Student enrolment ‘drops 2 per cent’ in US

Initial data from around a fifth of all US institutions suggest impact of pandemic may not be as severe as feared

September 24, 2020
Students wearing face masks enter a makeshift COVID-19 testing area at Georgetown University
Source: Getty

Enrolment at US colleges and universities has fallen nearly 2 per cent for the coming year, according to preliminary estimates, with undergraduate losses amid the pandemic offset by gains among graduate students.

Undergraduate enrolment is down 2.5 per cent from last year and graduate enrolment is up 3.9 per cent, making an overall student loss of 1.8 per cent, the National Student Clearinghouse Research Center found.

Such modest declines suggest early fears about the effects of the pandemic on US higher education may have been overblown, said Robert Kelchen, an associate professor of higher education at Seton Hall University.

“This is not surprising,” Professor Kelchen said, “because students have limited alternatives in the labour market right now, so going to college is a solid choice during a recession.”

The data cover 629 institutions – more than a fifth of the US total, according to the Clearinghouse, which plans to issue monthly updates as more campuses provide their numbers.

Beyond the overall level of enrolment decline, the early figures include several other findings that may run contrary to popular expectations, including indications that enrolment losses among black students were no worse than those among whites, with the decline among Hispanic students even lower.

The Clearinghouse data also show urban institutions faring relatively well with autumn enrolment, despite popular concern that coronavirus makes cities riskier, and traditionally online institutions managing to do worse than average at a time of widespread virtual instruction.

The organisation’s first enrolment report for the fall semester also showed an 11 per cent drop in foreign student enrolment that, while large, may be defying the extensive political and health obstacles to students entering the US. Many foreign students avoided that problem by remaining in the US when the pandemic hit.

By sector, the report showed, community colleges fared worst, with an 8 per cent decline in enrolment, despite reports over the summer of students driven by the pandemic and associated recession seeking lower-cost options near their homes. The decline among the two-year institutions was consistent across geographic locations, the Clearinghouse said.

That community college drop-off is the most troubling aspect of the data, as it reflects lower-income students who most need the workplace benefits of college, said Wesley Whistle, a senior adviser on higher education policy at the New America policy thinktank.

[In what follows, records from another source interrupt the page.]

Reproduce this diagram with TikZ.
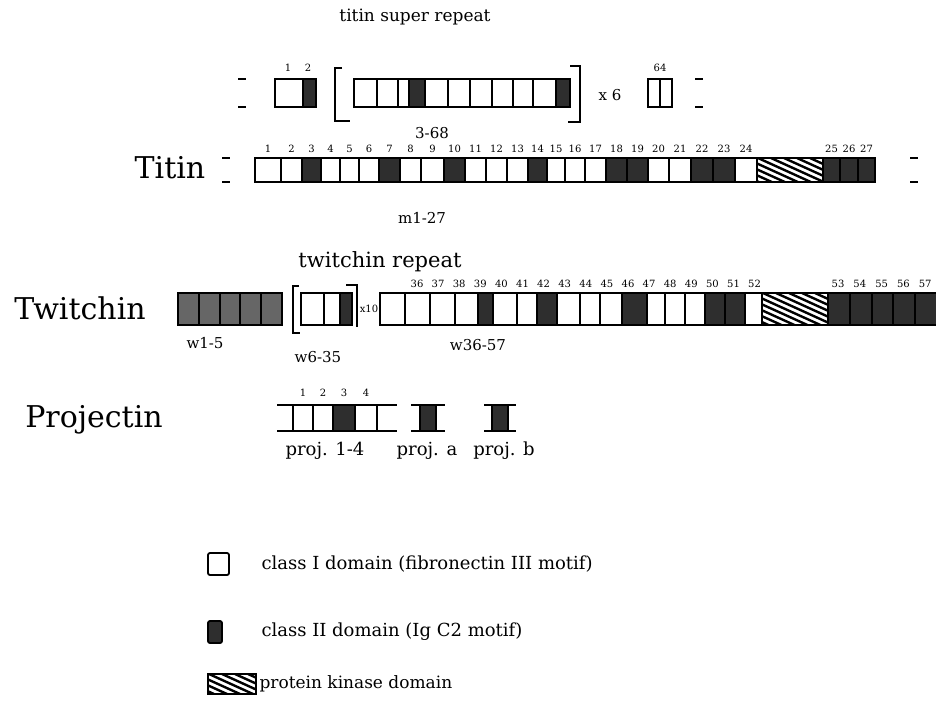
\documentclass[tikz,border=0pt]{standalone}
\usepackage{fontspec}
\setmainfont{DejaVu Serif}
\usetikzlibrary{positioning}

\tikzset{
  dom/.style={draw=black, line width=1.8pt},
  cls2/.style={dom, fill=black!82},
  dotcell/.style={dom, fill=black!60},
  hatch/.style={line width=2.4pt},
  term/.style={line width=2.2pt},
  brk/.style={line width=2pt},
  prot/.style={font=\fontsize{30}{34}\selectfont},
  txt/.style={font=\fontsize{18}{21}\selectfont},
  hand/.style={font=\fontsize{15}{17}\selectfont},
  num/.style={font=\fontsize{10}{11}\selectfont, inner sep=0pt},
}

% hatched kinase box: x1, y1, x2, y2
\newcommand{\kinbox}[4]{%
  \begin{scope}
    \clip (#1,#2) rectangle (#3,#4);
    \foreach \hx in {-90,-77,...,90}
      \draw[hatch] ({#1+\hx},#2) -- ++({2.2*(#4-#2)},{#4-#2});
  \end{scope}
  \draw[dom] (#1,#2) rectangle (#3,#4);}

\begin{document}
\begin{tikzpicture}[x=1pt, y=-1pt]
    \useasboundingbox (0,0) rectangle (936,705);

    % Rows (top and bottom of the domain strips)
    \def\srT{79}  \def\srB{107}
    \def\tiT{158} \def\tiB{182}
    \def\twT{293} \def\twB{325}
    \def\prT{405} \def\prB{431}

    % Titin super repeat
    \node[txt, font=\fontsize{17}{20}\selectfont] (srtitle) at (415,17) {titin super repeat};
    \draw[term] (238,\srT) -- ++(8,0);
    \draw[term] (238,\srB) -- ++(8,0);
    \draw[dom] (275,\srT) rectangle (303,\srB);
    \draw[cls2] (303,\srT) rectangle (316,\srB);
    \node[num] (sr1) at (288,\srT-11) {1};
    \node[num] (sr2) at (308,\srT-11) {2};
    \draw[brk] (342,\srT-11) -- (335,\srT-11) -- (335,\srB+14) -- (350,\srB+14);
    \foreach \a/\b in {354/377, 377/398, 398/409, 409/425, 425/448, 448/470,
                       470/492, 492/513, 513/533, 533/556, 556/570}
      \draw[dom] (\a,\srT) rectangle (\b,\srB);
    \draw[cls2] (409,\srT) rectangle (425,\srB);
    \draw[cls2] (556,\srT) rectangle (570,\srB);
    \draw[brk] (570,\srT-13) -- (580,\srT-13) -- (580,\srB+15) -- (568,\srB+15);
    \node[hand] (srtimes) at (610,{(\srT+\srB)/2+2}) {x 6};
    \node[num] (sr64) at (660,\srT-11) {64};
    \draw[dom] (648,\srT) rectangle (672,\srB);
    \draw[dom] (660,\srT) -- (660,\srB);
    \draw[term] (695,\srT) -- ++(8,0);
    \draw[term] (695,\srB) -- ++(8,0);
    \node[hand] (srrange) at (432,\srB+26) {3-68};

    % Titin
    \node[prot] (titin) at (170,168) {Titin};
    \draw[term] (222,\tiT) -- ++(8,0);
    \draw[term] (222,\tiB) -- ++(8,0);
    \foreach \a/\b [count=\i] in {255/281, 281/302, 302/321, 321/340, 340/359,
        359/379, 379/400, 400/421, 421/444, 444/465, 465/486, 486/507, 507/528,
        528/547, 547/565, 565/585, 585/606, 606/627, 627/648, 648/669, 669/691,
        691/713, 713/735, 735/757} {
      \draw[dom] (\a,\tiT) rectangle (\b,\tiB);
      \node[num] (ti\i) at ({(\a+\b)/2},\tiT-9) {\i};
    }
    \foreach \a/\b in {302/321, 379/400, 444/465, 528/547, 606/627, 627/648,
                       691/713, 713/735}
      \draw[cls2] (\a,\tiT) rectangle (\b,\tiB);
    \kinbox{757}{\tiT}{823}{\tiB}
    \foreach \a/\b [count=\i from 25] in {823/840, 840/858, 858/875} {
      \draw[cls2] (\a,\tiT) rectangle (\b,\tiB);
      \node[num] (ti\i) at ({(\a+\b)/2},\tiT-9) {\i};
    }
    \draw[term] (910,\tiT) -- ++(8,0);
    \draw[term] (910,\tiB) -- ++(8,0);
    \node[hand] (tirange) at (422,\tiB+36) {m1-27};

    % Twitchin
    \node[txt, font=\fontsize{21}{24}\selectfont] (twtitle) at (380,262) {twitchin repeat};
    \node[prot] (twitchin) at (80,308) {Twitchin};
    \foreach \a/\b in {178/199, 199/220, 220/240, 240/261, 261/282}
      \draw[dotcell] (\a,\twT) rectangle (\b,\twB);
    \node[hand] (tw15) at (205,\twB+18) {w1-5};
    \draw[brk] (299,\twT-7) -- (293,\twT-7) -- (293,\twB+8) -- (300,\twB+8);
    \draw[dom] (301,\twT) rectangle (324,\twB);
    \draw[dom] (324,\twT) rectangle (340,\twB);
    \draw[cls2] (340,\twT) rectangle (352,\twB);
    \draw[brk] (346,\twT-8) -- (357,\twT-8) -- (357,\twB+2);
    \node[num] (twtimes) at (369,{(\twT+\twB)/2}) {x10};
    \foreach \a/\b in {380/405, 405/430, 430/455, 455/478, 478/493, 493/517,
                       517/537, 537/557, 557/580, 580/600, 600/622, 622/647,
                       647/665, 665/685, 685/705, 705/725, 725/745, 745/762}
      \draw[dom] (\a,\twT) rectangle (\b,\twB);
    \foreach \a/\b in {478/493, 537/557, 622/647, 705/725, 725/745}
      \draw[cls2] (\a,\twT) rectangle (\b,\twB);
    \kinbox{762}{\twT}{828}{\twB}
    \foreach \a/\b in {828/850, 850/872, 872/893, 893/915, 915/940}
      \draw[cls2] (\a,\twT) rectangle (\b,\twB);
    \foreach \n [count=\i from 0] in {36,...,52}
      \node[num] (tw\n) at ({417+21.1*\i},\twT-9) {\n};
    \foreach \n [count=\i from 0] in {53,...,57}
      \node[num] (tw\n) at ({838+21.8*\i},\twT-9) {\n};
    \node[hand] (tw635) at (318,\twB+32) {w6-35};
    \node[hand] (tw3657) at (478,\twB+20) {w36-57};

    % Projectin
    \node[prot] (projectin) at (94,420) {Projectin};
    \draw[dom] (277,\prT) -- (397,\prT);
    \draw[dom] (277,\prB) -- (397,\prB);
    \foreach \x in {293,313,333,377}
      \draw[dom] (\x,\prT) -- (\x,\prB);
    \draw[cls2] (333,\prT) rectangle (355,\prB);
    \foreach \x [count=\i] in {303,323,344,366}
      \node[num] (pr\i) at (\x,\prT-12) {\i};
    \draw[dom] (411,\prT) -- (445,\prT);
    \draw[dom] (411,\prB) -- (445,\prB);
    \draw[cls2] (420,\prT) rectangle (436,\prB);
    \draw[dom] (484,\prT) -- (516,\prT);
    \draw[dom] (484,\prB) -- (516,\prB);
    \draw[cls2] (492,\prT) rectangle (508,\prB);
    \node[txt] (prlab14) at (325,\prB+20) {proj. 1-4};
    \node[txt] (prlaba) at (427,\prB+20) {proj. a};
    \node[txt] (prlabb) at (504,\prB+20) {proj. b};

    % Legend
    \draw[dom, rounded corners=2pt] (208,553) rectangle (229,575);
    \node[txt, anchor=west] (leg1) at (258,564) {class I domain (fibronectin III motif)};
    \draw[cls2, rounded corners=2pt] (208,621) rectangle (222,643);
    \node[txt, anchor=west] (leg2) at (258,632) {class II domain (Ig C2 motif)};
    \kinbox{208}{674}{256}{694}
    \node[txt, anchor=west, font=\fontsize{17}{20}\selectfont] (leg3) at (256,684) {protein kinase domain};

\end{tikzpicture}
\end{document}
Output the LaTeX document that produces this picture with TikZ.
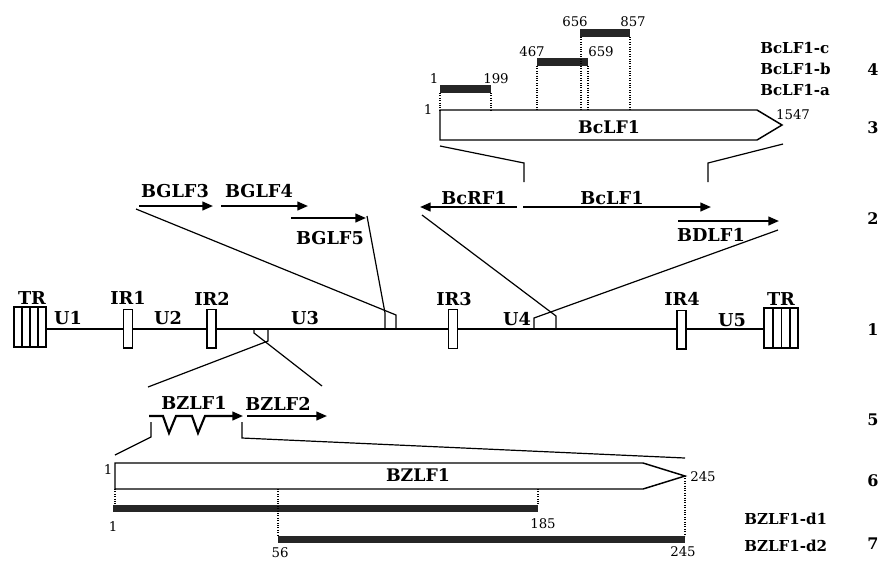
\documentclass[tikz,border=0pt]{standalone}
\usepackage{fontspec}
\setmainfont{DejaVu Serif}
\usetikzlibrary{arrows.meta}
\begin{document}
\begin{tikzpicture}[x=0.75pt,y=-0.75pt,
 lbl/.style={font=\bfseries\fontsize{13.3}{14}\selectfont, inner sep=0pt},
 rlbl/.style={font=\bfseries\fontsize{11.3}{12}\selectfont, inner sep=0pt, anchor=west},
 rownum/.style={font=\bfseries\fontsize{12}{12}\selectfont, inner sep=0pt},
 num/.style={font=\fontsize{10}{10}\selectfont, inner sep=0pt},
 boxtxt/.style={font=\bfseries\fontsize{13}{13}\selectfont, inner sep=0pt},
 genearrow/.style={line width=1.6pt, -{Triangle[length=8pt,width=6.5pt]}},
 proj/.style={line width=0.9pt},
 genome/.style={line width=2pt},
 boxline/.style={line width=1.1pt, fill=white},
 irbox/.style={draw, line width=1pt, fill=white, minimum width=6.75pt, minimum height=29pt, inner sep=0pt},
 dots/.style={line width=0.8pt, densely dotted},
 bar/.style={fill=black!85, draw=none},
]
\useasboundingbox (0,0) rectangle (884,562);

% ---------- row 1: genome ----------
\coordinate (gL) at (46,329);
\coordinate (gR) at (764,329);
\draw[genome] (gL) -- (gR);
% terminal repeats
\draw[boxline] (14,307) rectangle (46,347);
\foreach \x in {22,30,38} \draw[line width=1pt] (\x,307) -- (\x,347);
\draw[boxline] (764,308) rectangle (798,348);
\foreach \x in {773,781.5,790} \draw[line width=1pt] (\x,308) -- (\x,348);
\node[lbl] (trL) at (32,298) {TR};
\node[lbl] (trR) at (781,299) {TR};
% internal repeats
\node[irbox] (ir1) at (128,328.5) {};
\node[irbox] (ir2) at (211.5,328.5) {};
\node[irbox] (ir3) at (453,329) {};
\node[irbox] (ir4) at (681.5,329.5) {};
\node[lbl] at (128,298) {IR1};
\node[lbl] at (212,299) {IR2};
\node[lbl] at (454,299) {IR3};
\node[lbl] at (682,299) {IR4};
\node[lbl] at (68,318) {U1};
\node[lbl] at (168,318) {U2};
\node[lbl] at (305,318) {U3};
\node[lbl] at (517,319) {U4};
\node[lbl] at (732,320) {U5};

% ---------- row 2: genes ----------
\coordinate (g3s) at (139,206); \coordinate (g3e) at (213,206);
\coordinate (g4s) at (221,206); \coordinate (g4e) at (308,206);
\coordinate (g5s) at (291,218); \coordinate (g5e) at (366,218);
\coordinate (crs) at (517,207); \coordinate (cre) at (420,207);
\coordinate (cls) at (523,207); \coordinate (cle) at (711,207);
\coordinate (dls) at (678,221); \coordinate (dle) at (779,221);
\draw[genearrow] (g3s) -- (g3e);
\draw[genearrow] (g4s) -- (g4e);
\draw[genearrow] (g5s) -- (g5e);
\draw[genearrow] (crs) -- (cre);
\draw[genearrow] (cls) -- (cle);
\draw[genearrow] (dls) -- (dle);
\node[lbl] at (175,191) {BGLF3};
\node[lbl] at (259,191) {BGLF4};
\node[lbl] at (330,238) {BGLF5};
\node[lbl] at (474,198) {BcRF1};
\node[lbl] at (612,198) {BcLF1};
\node[lbl] at (711,235) {BDLF1};

% projection lines row 2 -> row 1
\coordinate (p1) at (136,209);
\coordinate (p2) at (367,216);
\coordinate (p3) at (422,215);
\coordinate (p4) at (778,230);
\draw[proj] (p1) -- (396,315) -- (396,329);
\draw[proj] (p2) -- (385,313) -- (385,329);
\draw[proj] (p3) -- (556,316) -- (556,329);
\draw[proj] (p4) -- (534,318) -- (534,329);

% ---------- row 3: BcLF1 ----------
\draw[boxline] (440,110) coordinate (bcA) -- (757,110) -- (782,125) coordinate (bcTip) -- (757,140) -- (440,140) -- cycle;
\node[boxtxt] at (609,127) {BcLF1};
\node[num] at (428,110) {1};
\node[num] at (793,115) {1547};
\draw[proj] (524,182) -- (524,163) -- (440,146);
\draw[proj] (708,182) -- (708,163) -- (783,144);

% ---------- row 4: BcLF1 fragments ----------
\fill[bar] (440,85) rectangle (491,93);
\fill[bar] (537,58) rectangle (588,66);
\fill[bar] (580,29) rectangle (630,37);
\draw[dots] (440,93) -- (440,110);
\draw[dots] (491,93) -- (491,110);
\draw[dots] (537,66) -- (537,110);
\draw[dots] (588,66) -- (588,110);
\draw[dots] (581,37) -- (581,110);
\draw[dots] (630,37) -- (630,110);
\node[num] at (434,79) {1};
\node[num] at (496,79) {199};
\node[num] at (532,52) {467};
\node[num] at (601,52) {659};
\node[num] at (575,22) {656};
\node[num] at (633,22) {857};
\node[rlbl] at (760,48) {BcLF1-c};
\node[rlbl] at (760,69) {BcLF1-b};
\node[rlbl] at (760,90) {BcLF1-a};

% ---------- row 5: BZLF1/BZLF2 ----------
\draw[proj] (254,329) -- (254,333) -- (322,386);
\draw[proj] (268,329) -- (268,341) -- (148,387);
\draw[line width=1.6pt, -{Triangle[length=8pt,width=6.5pt]}, line join=miter]
  (149,416) -- (163,416) -- (169,433) -- (176,416) -- (192,416) -- (198,433) -- (205,416) -- (243,416);
\draw[genearrow] (247,416) -- (327,416);
\node[lbl] at (194,403) {BZLF1};
\node[lbl] at (278,404) {BZLF2};
\draw[proj] (151,422) -- (151,437) -- (115,455);
\draw[proj] (242,422) -- (242,438) -- (685,458);

% ---------- row 6: BZLF1 protein ----------
\draw[boxline] (115,463) -- (643,463) -- (685,476) -- (643,489) -- (115,489) -- cycle;
\node[boxtxt] at (418,475) {BZLF1};
\node[num] at (108,470) {1};
\node[num] at (703,477) {245};

% ---------- row 7: deletions ----------
\fill[bar] (113,505) rectangle (538,512);
\fill[bar] (278,536) rectangle (685,543);
\draw[dots] (115,489) -- (115,505);
\draw[dots] (538,489) -- (538,505);
\draw[dots] (278,489) -- (278,536);
\draw[dots] (685,476) -- (685,536);
\node[num] at (113,527) {1};
\node[num] at (543,524) {185};
\node[num] at (280,553) {56};
\node[num] at (683,552) {245};
\node[rlbl] at (744,519) {BZLF1-d1};
\node[rlbl] at (744,546) {BZLF1-d2};

% row numbers
\node[rownum] at (873,330) {1};
\node[rownum] at (873,219) {2};
\node[rownum] at (873,128) {3};
\node[rownum] at (873,70) {4};
\node[rownum] at (873,420) {5};
\node[rownum] at (873,481) {6};
\node[rownum] at (873,544) {7};
\end{tikzpicture}
\end{document}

The decline is not surprising, said David Baime, senior vice-president for government relations at the American Association of Community Colleges. Some two-year institutions might have been expecting the “want-to-stay-at-home phenomenon” to help them, Mr Baime said, but many others realised they would lose students to expanded openings at their four-year counterparts.

The outsized gain in graduate-school students is also concerning, Mr Whistle said, because of the relatively high debt they tend to incur, especially at online for-profit institutions.

The Clearinghouse is a nonprofit and nongovernmental data-services creation of the US higher education community.

Its director of research publications, Mikyung Ryu, said she expected the trends to grow clearer when the Clearinghouse issues a mid-October update that should cover as many as 60 per cent of all US institutions.

But nothing about the 22 per cent of US institutions that already provided their data suggests they aren’t largely reflective of the rest of higher education, Dr Ryu said.

One possible explanation for the lack of any clear difference to date in the enrolment declines between white and black students this autumn may be seen in the relative eagerness of minority students and their institutions to endure the demands of the pandemic.

Minority students feel tremendous pressure to complete their degrees, to “open doors for them that may otherwise be closed” to them, said Roopika Risam, an associate professor of secondary and higher education and English at Salem State University.

“And they're doing this under significant constraints, like working 40 hours a week – often in front-line jobs at grocery stores, childcare centres and hospitals – on top of being full-time students to support themselves and often their families,” Professor Risam said.

Wealthier students, by comparison, may feel less urgency about completing their studies on time. Harvard University announced that its undergraduate enrolment is down nearly 20 per cent this autumn, with more than 200 incoming freshmen deciding to postpone their acceptance to next year rather than spend this year largely online.